Mais, pour des raisons indépendantes de sa volonté, le processus de cachérisation s’interrompit au milieu : «Tant pis, se dit Belinda, Chabbat et la Cacherout attendront un petit peu !»
Cette semaine-là, elle apprit les différentes bénédictions, en particulier celle de «Mezonot» que l’on récite avant de manger des aliments à base de farine ou de semoule: gâteau, pâtes, couscous… Au moment du repas, elle enfourna dans son micro-onde une portion de pâtes non-cachères.
Il y eut un sifflement, puis un léger «boum» et le four à micro-ondes s’éteignit : «C’est étrange ! Je viens d’apprendre la bénédiction Mezonot que j’aurais récitée sur ce plat de pâtes s’il avait été cachère et mon four à micro-ondes rend l’âme.

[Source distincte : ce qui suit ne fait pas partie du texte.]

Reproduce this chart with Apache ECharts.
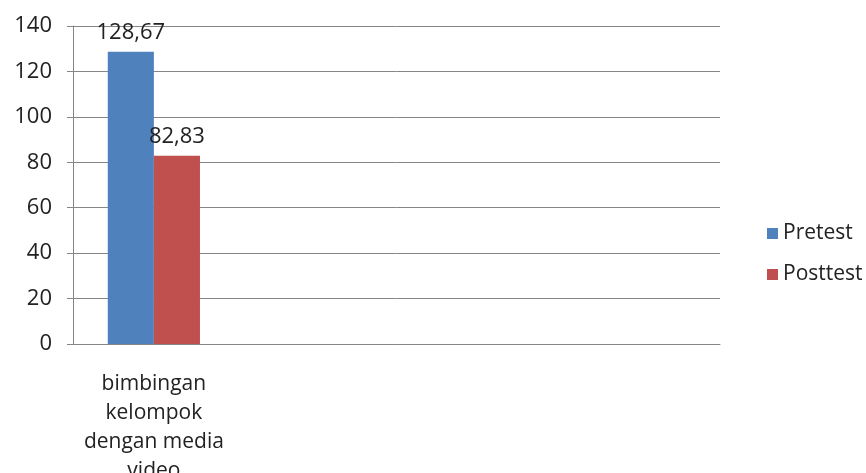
<!DOCTYPE html>
<html>
<head>
<meta charset="utf-8">
<script src="https://cdn.jsdelivr.net/npm/echarts@6/dist/echarts.min.js"></script>
<style>
  html, body { margin: 0; padding: 0; background: #fff; }
  #chart { width: 866px; height: 473px; }
</style>
</head>
<body>
<div id="chart"></div>
<script>
// data
var categories = ['bimbingan\nkelompok\ndengan media\nvideo', '', '', '']
var pretest = [128.67, null, null, null]
var posttest = [82.83, null, null, null]
var yTicks = [0, 20, 40, 60, 80, 100, 120, 140]

var font = 'Open Sans'
var chart = echarts.init(document.getElementById('chart'))

function fmt(p) {
    return String(p.value.toFixed(2)).replace('.', ',')
}

var option = {
    animation: false,
    textStyle: { fontFamily: font },
    grid: { left: 73, right: 146, top: 26, bottom: 129, outerBoundsMode: 'none' },
    legend: {
        orient: 'vertical',
        left: 762,
        top: 218,
        itemWidth: 11,
        itemHeight: 11,
        itemGap: 20,
        icon: 'rect',
        textStyle: { fontFamily: font, fontSize: 21, color: '#222' },
        data: ['Pretest', 'Posttest']
    },
    xAxis: {
        type: 'category',
        data: categories,
        axisLine: { lineStyle: { color: '#868686', width: 1 } },
        axisTick: { length: 6, lineStyle: { color: '#868686' } },
        axisLabel: {
            color: '#222', fontSize: 21, lineHeight: 29, margin: 26,
            interval: 0, align: 'center'
        }
    },
    yAxis: {
        type: 'value',
        min: yTicks[0],
        max: yTicks[yTicks.length - 1],
        interval: 20,
        axisLine: { show: true, lineStyle: { color: '#868686' } },
        axisTick: { show: true, length: 6, lineStyle: { color: '#868686' } },
        axisLabel: { color: '#222', fontSize: 22, margin: 21 },
        splitLine: { lineStyle: { color: '#868686', width: 1 } }
    },
    series: [
        {
            name: 'Pretest',
            type: 'bar',
            data: pretest,
            barCategoryGap: '43%',
            barGap: '0%',
            itemStyle: { color: '#4f81bd' },
            label: { show: true, position: 'top', formatter: fmt, color: '#222', fontSize: 22, distance: 8 }
        },
        {
            name: 'Posttest',
            type: 'bar',
            data: posttest,
            itemStyle: { color: '#c0504d' },
            label: { show: true, position: 'top', formatter: fmt, color: '#222', fontSize: 22, distance: 8 }
        }
    ]
}

chart.setOption(option)
</script>
</body>
</html>
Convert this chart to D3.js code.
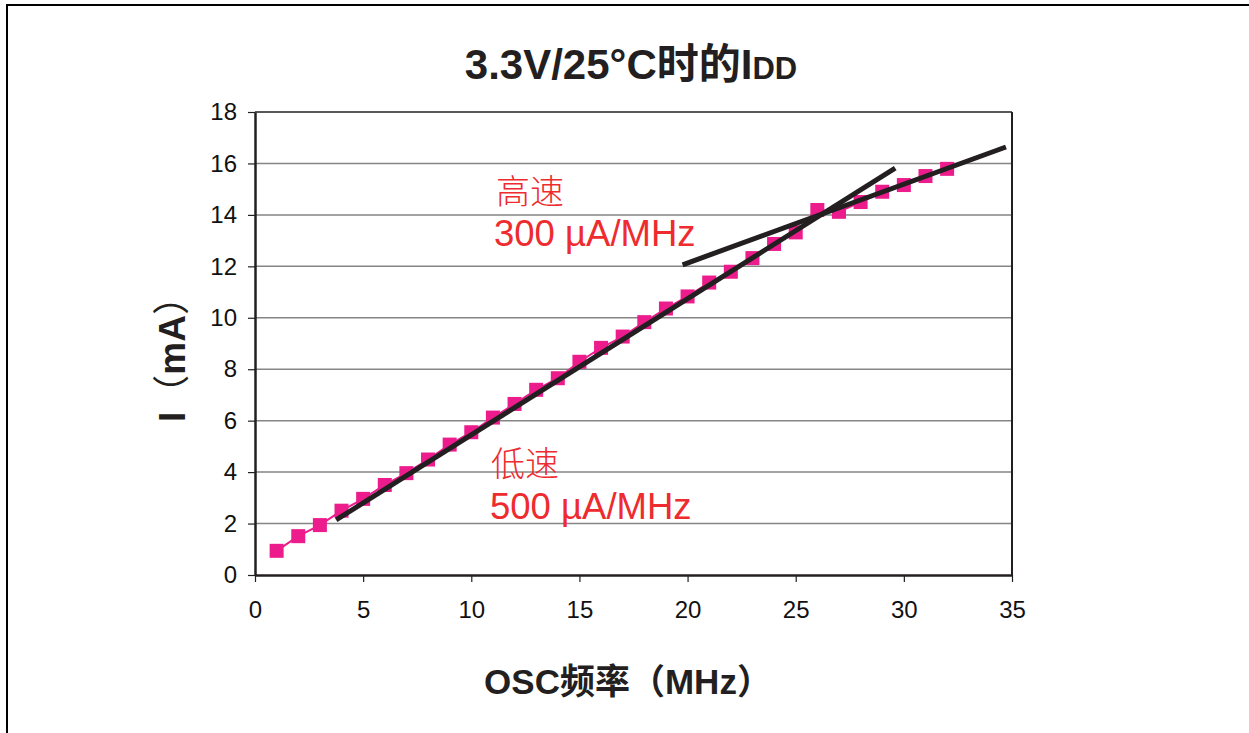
<!DOCTYPE html>
<html>
<head>
<meta charset="utf-8">
<script src="https://cdn.jsdelivr.net/npm/d3@7"></script>
<style>
  body { margin: 0; background: #fff; }
  text { font-family: "Liberation Sans", Arial, "Noto Sans CJK SC", sans-serif; }
</style>
</head>
<body>
<div id="chart"></div>
<script>
// Data
const freqMHz = [1, 2, 3, 4, 5, 6, 7, 8, 9, 10, 11, 12, 13, 14, 15, 16,
                 17, 18, 19, 20, 21, 22, 23, 24, 25, 26, 27, 28, 29, 30, 31, 32];
const iddMA = [0.94, 1.51, 1.94, 2.50, 2.96, 3.50, 3.96, 4.49, 5.07, 5.55, 6.12, 6.65,
               7.20, 7.65, 8.29, 8.83, 9.27, 9.83, 10.36, 10.83, 11.37, 11.79, 12.32, 12.87,
               13.32, 14.19, 14.12, 14.50, 14.90, 15.16, 15.51, 15.79];
// Fitted slope lines (low speed ~500 uA/MHz, high speed ~300 uA/MHz)
const lowFit = [[3.75, 2.14], [29.6, 15.82]];
const highFit = [[19.77, 12.06], [34.72, 16.64]];
const xTicks = [0, 5, 10, 15, 20, 25, 30, 35];
const yTicks = [0, 2, 4, 6, 8, 10, 12, 14, 16, 18];

const W = 1249, H = 733;
const plot = { left: 255, right: 1012, top: 112, bottom: 575 };
const ink = "#231f20";
const pink = "#ec1c8c";
const red = "#ee2b2e";

const svg = d3.select("#chart").append("svg")
    .attr("width", W)
    .attr("height", H);

// outer page frame (runs off right/bottom edge)
svg.append("rect")
    .attr("x", 7).attr("y", 5)
    .attr("width", W + 20).attr("height", H + 20)
    .attr("fill", "none")
    .attr("stroke", "#000")
    .attr("stroke-width", 2);

const x = d3.scaleLinear().domain([0, 35]).range([plot.left, plot.right]);
const y = d3.scaleLinear().domain([0, 18]).range([plot.bottom, plot.top]);

// gridlines
svg.append("g")
    .selectAll("line")
    .data(yTicks.filter(v => v > 0 && v < 18))
    .join("line")
    .attr("x1", plot.left).attr("x2", plot.right)
    .attr("y1", d => y(d)).attr("y2", d => y(d))
    .attr("stroke", "#858585")
    .attr("stroke-width", 1.5);

// top and right border of plot area
svg.append("line")
    .attr("x1", plot.left).attr("x2", plot.right)
    .attr("y1", y(18)).attr("y2", y(18))
    .attr("stroke", ink).attr("stroke-width", 1.5);
svg.append("line")
    .attr("x1", plot.right).attr("x2", plot.right)
    .attr("y1", plot.top).attr("y2", plot.bottom)
    .attr("stroke", ink).attr("stroke-width", 2);

// axes
const yAxis = svg.append("g")
    .attr("transform", `translate(${plot.left},0)`)
    .call(d3.axisLeft(y).tickValues(yTicks).tickSize(7).tickPadding(11).tickSizeOuter(0));
const xAxis = svg.append("g")
    .attr("transform", `translate(0,${plot.bottom})`)
    .call(d3.axisBottom(x).tickValues(xTicks).tickSize(7).tickPadding(19).tickSizeOuter(0));

[yAxis, xAxis].forEach(g => {
    g.select(".domain").attr("stroke", ink).attr("stroke-width", 2.5);
    g.selectAll(".tick line").attr("stroke", ink).attr("stroke-width", 1.2);
    g.selectAll(".tick text")
        .attr("fill", "#111")
        .style("font-size", "24px")
        .style("font-family", "'Liberation Sans', Arial, sans-serif");
});

// measured data: thin line + square markers
const pts = freqMHz.map((f, i) => [f, iddMA[i]]);
svg.append("path")
    .datum(pts)
    .attr("d", d3.line().x(d => x(d[0])).y(d => y(d[1])))
    .attr("fill", "none")
    .attr("stroke", pink)
    .attr("stroke-width", 2);

svg.append("g")
    .selectAll("rect")
    .data(pts)
    .join("rect")
    .attr("x", d => x(d[0]) - 7)
    .attr("y", d => y(d[1]) - 7)
    .attr("width", 14)
    .attr("height", 14)
    .attr("fill", pink);

// slope lines
[lowFit, highFit].forEach(seg => {
    svg.append("path")
        .datum(seg)
        .attr("d", d3.line().x(d => x(d[0])).y(d => y(d[1])))
        .attr("fill", "none")
        .attr("stroke", ink)
        .attr("stroke-width", 5);
});

// annotations
const cjk = "'Noto Sans CJK SC', sans-serif";
svg.append("text")
    .attr("x", 496).attr("y", 204)
    .attr("fill", red)
    .style("font-family", cjk)
    .style("font-weight", 300)
    .style("font-size", "34px")
    .text("高速");
svg.append("text")
    .attr("x", 494).attr("y", 246)
    .attr("fill", red)
    .style("font-size", "36.5px")
    .text("300 µA/MHz");
svg.append("text")
    .attr("x", 491).attr("y", 476)
    .attr("fill", red)
    .style("font-family", cjk)
    .style("font-weight", 300)
    .style("font-size", "34px")
    .text("低速");
svg.append("text")
    .attr("x", 490).attr("y", 519)
    .attr("fill", red)
    .style("font-size", "36.5px")
    .text("500 µA/MHz");

// title
const title = svg.append("text")
    .attr("x", 631).attr("y", 79)
    .attr("text-anchor", "middle")
    .attr("fill", ink)
    .style("font-weight", "bold")
    .style("font-size", "42px");
title.append("tspan").text("3.3V/25°C");
title.append("tspan").style("font-family", cjk).text("时的");
title.append("tspan").text("I");
title.append("tspan").style("font-size", "31px").text("DD");

// axis titles
const xt = svg.append("text")
    .attr("x", 628).attr("y", 694)
    .attr("text-anchor", "middle")
    .attr("fill", ink)
    .style("font-weight", "bold")
    .style("font-size", "35px");
xt.append("tspan").text("OSC");
xt.append("tspan").style("font-family", cjk).text("频率（");
xt.append("tspan").text("MHz");
xt.append("tspan").style("font-family", cjk).text("）");

const yt = svg.append("text")
    .attr("transform", "translate(185,350) rotate(-90)")
    .attr("text-anchor", "middle")
    .attr("fill", ink)
    .style("font-weight", "bold")
    .style("font-size", "37px");
yt.append("tspan").text("I");
yt.append("tspan").style("font-family", cjk).style("font-weight", 400).text("（");
yt.append("tspan").text("mA");
yt.append("tspan").style("font-family", cjk).style("font-weight", 400).text("）");
</script>
</body>
</html>
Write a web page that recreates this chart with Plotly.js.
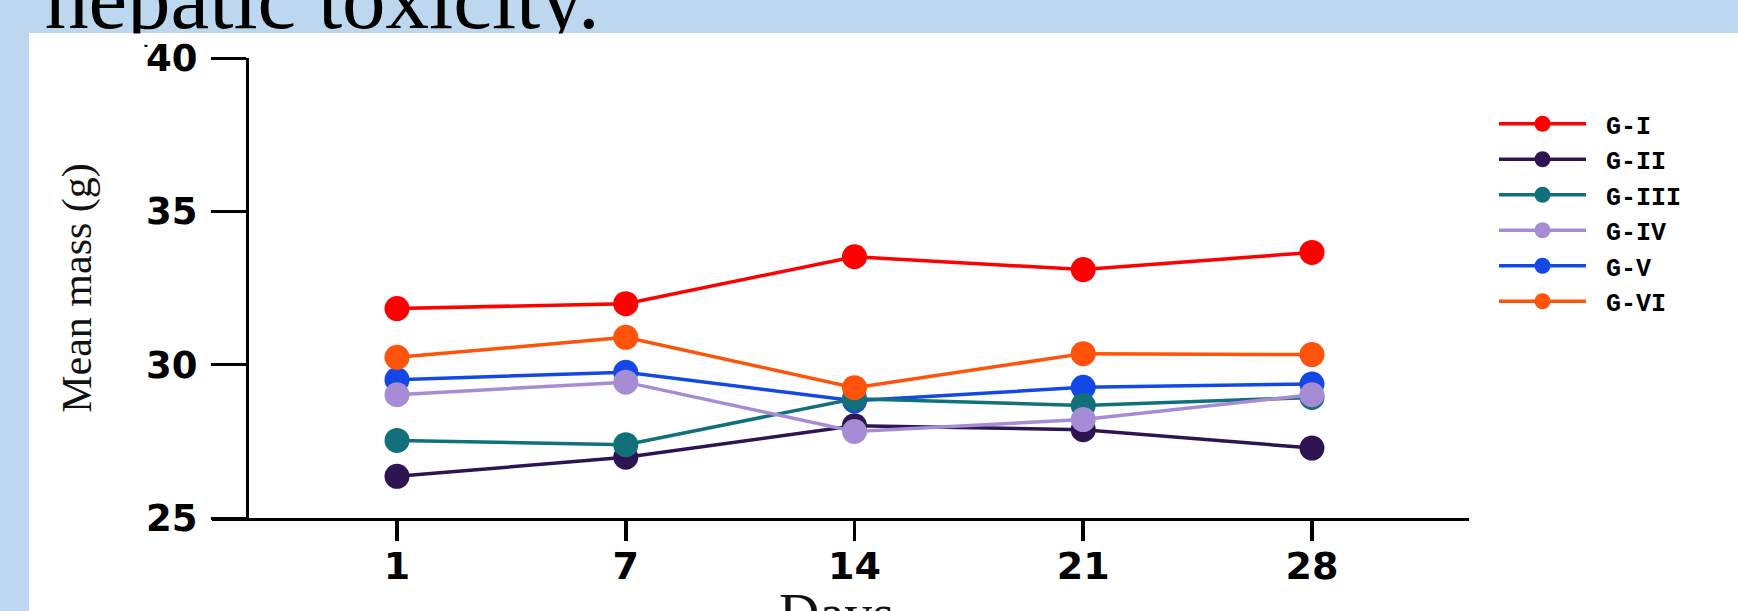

Après tout, ce n’est qu’une coïncidence…»
Vendredi, Belinda alla acheter un nouveau four à micro-ondes. Elle rentra après le coucher du soleil : «J’observerai le Chabbat quand ma cuisine sera cachère!» se promit-elle. Elle ouvrit la porte, appuya sur l’interrupteur pour allumer la lumière. Celle-ci émit un son sec et refusa d’obéir.
L’ampoule était hors d’usage. Chabbat matin, Belinda se dirigea vers l’ordinateur pour vérifier ses emails. Dès qu’elle toucha la souris, l’écran devint noir, impossible de faire démarrer un programme. Elle leva les mains au ciel : «Ok ! J’ai compris! Plus de délais ! J’arrête de repousser Cacherout et Chabbat!»
Peu de temps après, on lui présenta celui qui allait devenir son futur mari. Quand il mentionna qu’il avait fait partie de la chorale qui avait agrémenté l’allumage public de ‘Hanouccah, Belinda ne put s’empêcher de sourire.
Et quand il lui proposa le mariage la cinquième nuit de ‘Hanouccah, elle ressentit que la boucle était enfin bouclée.